• WORK REQUIRED: Copy whichever lines contain the string "matplotlib".

• SOURCE DATA:
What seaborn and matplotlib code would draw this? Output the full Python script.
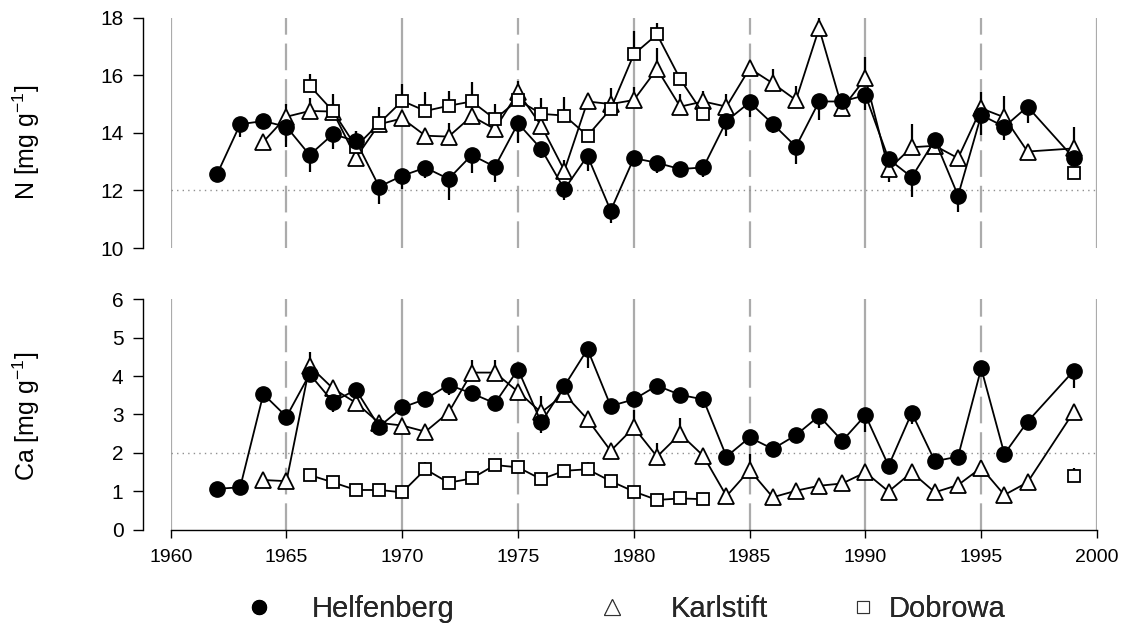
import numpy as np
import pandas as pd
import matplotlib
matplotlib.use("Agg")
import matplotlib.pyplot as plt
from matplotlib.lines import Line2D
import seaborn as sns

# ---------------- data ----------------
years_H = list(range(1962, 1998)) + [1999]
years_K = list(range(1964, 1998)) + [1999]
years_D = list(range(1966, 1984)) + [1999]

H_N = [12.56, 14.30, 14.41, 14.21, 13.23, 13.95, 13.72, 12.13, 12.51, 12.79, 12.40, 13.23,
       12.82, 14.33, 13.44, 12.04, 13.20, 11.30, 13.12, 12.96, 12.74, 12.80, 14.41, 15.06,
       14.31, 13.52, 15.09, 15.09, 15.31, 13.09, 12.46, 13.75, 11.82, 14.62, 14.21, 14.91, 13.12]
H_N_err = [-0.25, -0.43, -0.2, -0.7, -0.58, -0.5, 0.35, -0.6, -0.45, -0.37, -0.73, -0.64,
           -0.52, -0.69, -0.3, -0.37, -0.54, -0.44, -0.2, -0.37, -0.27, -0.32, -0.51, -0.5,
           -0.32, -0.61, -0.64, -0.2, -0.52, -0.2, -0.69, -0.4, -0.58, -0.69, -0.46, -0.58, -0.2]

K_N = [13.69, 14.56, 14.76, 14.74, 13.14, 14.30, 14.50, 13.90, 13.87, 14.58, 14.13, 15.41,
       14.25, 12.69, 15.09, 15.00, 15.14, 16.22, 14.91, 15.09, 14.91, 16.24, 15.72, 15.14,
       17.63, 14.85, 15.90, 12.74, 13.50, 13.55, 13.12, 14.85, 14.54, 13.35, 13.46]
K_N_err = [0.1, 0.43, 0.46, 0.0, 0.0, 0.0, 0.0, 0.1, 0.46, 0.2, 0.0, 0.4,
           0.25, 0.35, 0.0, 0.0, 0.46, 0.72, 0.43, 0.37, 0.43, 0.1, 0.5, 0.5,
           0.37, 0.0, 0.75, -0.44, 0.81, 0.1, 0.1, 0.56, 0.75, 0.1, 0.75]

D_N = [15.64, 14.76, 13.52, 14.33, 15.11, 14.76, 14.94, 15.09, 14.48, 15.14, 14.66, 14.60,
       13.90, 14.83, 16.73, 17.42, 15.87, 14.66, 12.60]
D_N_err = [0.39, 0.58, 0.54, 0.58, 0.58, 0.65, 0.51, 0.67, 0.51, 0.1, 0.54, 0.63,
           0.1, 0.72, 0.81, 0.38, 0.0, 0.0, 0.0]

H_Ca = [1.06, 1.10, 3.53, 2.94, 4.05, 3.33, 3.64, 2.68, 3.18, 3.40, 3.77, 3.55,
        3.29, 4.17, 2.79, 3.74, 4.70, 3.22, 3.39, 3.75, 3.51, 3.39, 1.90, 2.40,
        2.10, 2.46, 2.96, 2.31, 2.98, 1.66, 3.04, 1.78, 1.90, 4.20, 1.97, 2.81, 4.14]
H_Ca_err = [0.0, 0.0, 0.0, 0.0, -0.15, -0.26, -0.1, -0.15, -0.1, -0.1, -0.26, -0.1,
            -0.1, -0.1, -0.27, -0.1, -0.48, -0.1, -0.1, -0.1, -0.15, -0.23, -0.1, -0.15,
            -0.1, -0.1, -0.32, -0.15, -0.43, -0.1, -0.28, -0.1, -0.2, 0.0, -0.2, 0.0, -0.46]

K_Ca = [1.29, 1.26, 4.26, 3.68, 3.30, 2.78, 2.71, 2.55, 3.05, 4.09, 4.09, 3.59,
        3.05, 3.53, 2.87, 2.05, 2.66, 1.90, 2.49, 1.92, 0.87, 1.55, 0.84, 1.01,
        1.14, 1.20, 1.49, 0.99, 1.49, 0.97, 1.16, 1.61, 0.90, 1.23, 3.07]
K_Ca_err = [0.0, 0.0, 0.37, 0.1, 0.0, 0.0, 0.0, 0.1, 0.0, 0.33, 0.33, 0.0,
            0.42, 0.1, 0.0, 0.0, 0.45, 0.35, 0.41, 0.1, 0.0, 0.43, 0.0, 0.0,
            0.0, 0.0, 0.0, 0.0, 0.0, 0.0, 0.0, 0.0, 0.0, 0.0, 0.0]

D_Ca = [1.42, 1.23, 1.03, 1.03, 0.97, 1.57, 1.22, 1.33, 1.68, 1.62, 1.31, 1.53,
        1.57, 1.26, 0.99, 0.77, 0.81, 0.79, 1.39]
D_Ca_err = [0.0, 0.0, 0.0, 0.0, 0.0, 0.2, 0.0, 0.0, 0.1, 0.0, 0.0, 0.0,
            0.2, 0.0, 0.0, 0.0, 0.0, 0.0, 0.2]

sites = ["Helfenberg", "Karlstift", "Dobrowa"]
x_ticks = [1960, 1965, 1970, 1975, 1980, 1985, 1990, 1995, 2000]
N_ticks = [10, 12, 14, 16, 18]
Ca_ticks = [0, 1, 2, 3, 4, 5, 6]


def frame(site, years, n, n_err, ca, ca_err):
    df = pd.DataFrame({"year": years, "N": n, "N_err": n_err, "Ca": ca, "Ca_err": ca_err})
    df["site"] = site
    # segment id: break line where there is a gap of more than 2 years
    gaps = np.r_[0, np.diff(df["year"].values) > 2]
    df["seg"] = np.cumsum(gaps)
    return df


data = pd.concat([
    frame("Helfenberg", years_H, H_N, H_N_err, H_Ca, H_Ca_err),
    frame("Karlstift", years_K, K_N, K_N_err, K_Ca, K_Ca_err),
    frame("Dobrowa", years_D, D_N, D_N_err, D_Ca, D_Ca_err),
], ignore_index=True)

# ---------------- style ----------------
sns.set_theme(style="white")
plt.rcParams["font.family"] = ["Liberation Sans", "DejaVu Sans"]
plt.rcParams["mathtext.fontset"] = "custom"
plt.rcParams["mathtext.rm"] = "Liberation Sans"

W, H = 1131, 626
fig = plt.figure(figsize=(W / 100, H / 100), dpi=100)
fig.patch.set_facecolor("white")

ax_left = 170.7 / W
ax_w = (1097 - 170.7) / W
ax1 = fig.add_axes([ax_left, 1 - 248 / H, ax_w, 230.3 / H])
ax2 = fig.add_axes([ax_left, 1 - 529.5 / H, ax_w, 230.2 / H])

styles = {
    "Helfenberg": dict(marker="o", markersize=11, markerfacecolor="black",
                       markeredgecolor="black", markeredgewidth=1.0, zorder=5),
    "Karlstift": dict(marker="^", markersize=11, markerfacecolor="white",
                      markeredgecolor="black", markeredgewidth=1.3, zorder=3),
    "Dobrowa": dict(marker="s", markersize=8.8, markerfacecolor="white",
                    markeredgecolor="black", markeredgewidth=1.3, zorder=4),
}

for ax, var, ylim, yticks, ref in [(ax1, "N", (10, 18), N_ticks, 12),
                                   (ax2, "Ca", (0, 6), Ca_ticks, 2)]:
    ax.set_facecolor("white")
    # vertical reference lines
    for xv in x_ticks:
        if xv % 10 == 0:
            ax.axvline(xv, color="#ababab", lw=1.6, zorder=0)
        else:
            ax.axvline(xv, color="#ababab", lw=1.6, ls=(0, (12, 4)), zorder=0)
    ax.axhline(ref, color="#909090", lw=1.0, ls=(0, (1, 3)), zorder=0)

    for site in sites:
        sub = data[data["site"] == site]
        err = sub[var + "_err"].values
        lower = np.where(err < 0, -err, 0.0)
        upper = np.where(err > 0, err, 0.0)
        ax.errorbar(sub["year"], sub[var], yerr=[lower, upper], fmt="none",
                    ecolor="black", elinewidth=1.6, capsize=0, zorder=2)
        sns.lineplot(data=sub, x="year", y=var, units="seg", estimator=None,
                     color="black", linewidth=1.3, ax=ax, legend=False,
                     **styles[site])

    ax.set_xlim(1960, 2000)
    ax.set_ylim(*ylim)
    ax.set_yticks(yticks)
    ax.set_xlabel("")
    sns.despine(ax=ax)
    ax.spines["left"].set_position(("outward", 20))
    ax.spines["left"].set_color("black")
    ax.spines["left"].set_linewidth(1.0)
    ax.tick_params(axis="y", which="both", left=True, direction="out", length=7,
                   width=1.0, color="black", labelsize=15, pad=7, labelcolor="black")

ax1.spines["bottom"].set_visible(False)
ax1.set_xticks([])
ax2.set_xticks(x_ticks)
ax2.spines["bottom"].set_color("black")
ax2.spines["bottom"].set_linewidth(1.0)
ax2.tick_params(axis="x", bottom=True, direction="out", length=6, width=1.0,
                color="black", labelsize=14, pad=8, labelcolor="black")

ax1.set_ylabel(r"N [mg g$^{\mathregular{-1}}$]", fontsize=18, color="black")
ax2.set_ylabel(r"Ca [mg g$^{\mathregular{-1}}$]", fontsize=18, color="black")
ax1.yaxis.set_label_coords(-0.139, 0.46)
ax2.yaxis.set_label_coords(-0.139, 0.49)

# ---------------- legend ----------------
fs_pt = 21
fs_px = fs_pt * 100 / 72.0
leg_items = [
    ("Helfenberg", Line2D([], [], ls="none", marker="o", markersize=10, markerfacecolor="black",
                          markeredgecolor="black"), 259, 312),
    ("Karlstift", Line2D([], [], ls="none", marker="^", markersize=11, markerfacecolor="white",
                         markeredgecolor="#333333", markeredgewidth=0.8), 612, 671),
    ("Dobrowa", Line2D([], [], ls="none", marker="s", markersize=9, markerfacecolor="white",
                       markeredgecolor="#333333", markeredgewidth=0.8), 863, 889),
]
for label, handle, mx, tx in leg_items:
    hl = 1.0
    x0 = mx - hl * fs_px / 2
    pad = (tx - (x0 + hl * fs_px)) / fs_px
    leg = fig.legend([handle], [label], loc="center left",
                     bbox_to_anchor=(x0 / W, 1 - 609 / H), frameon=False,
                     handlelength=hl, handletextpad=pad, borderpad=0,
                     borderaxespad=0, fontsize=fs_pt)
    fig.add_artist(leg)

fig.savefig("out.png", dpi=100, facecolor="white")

• EXPECTED ANSWER:
What seaborn and matplotlib code would draw this? Output the full Python script.
import matplotlib
matplotlib.use("Agg")
import matplotlib.pyplot as plt
from matplotlib.lines import Line2D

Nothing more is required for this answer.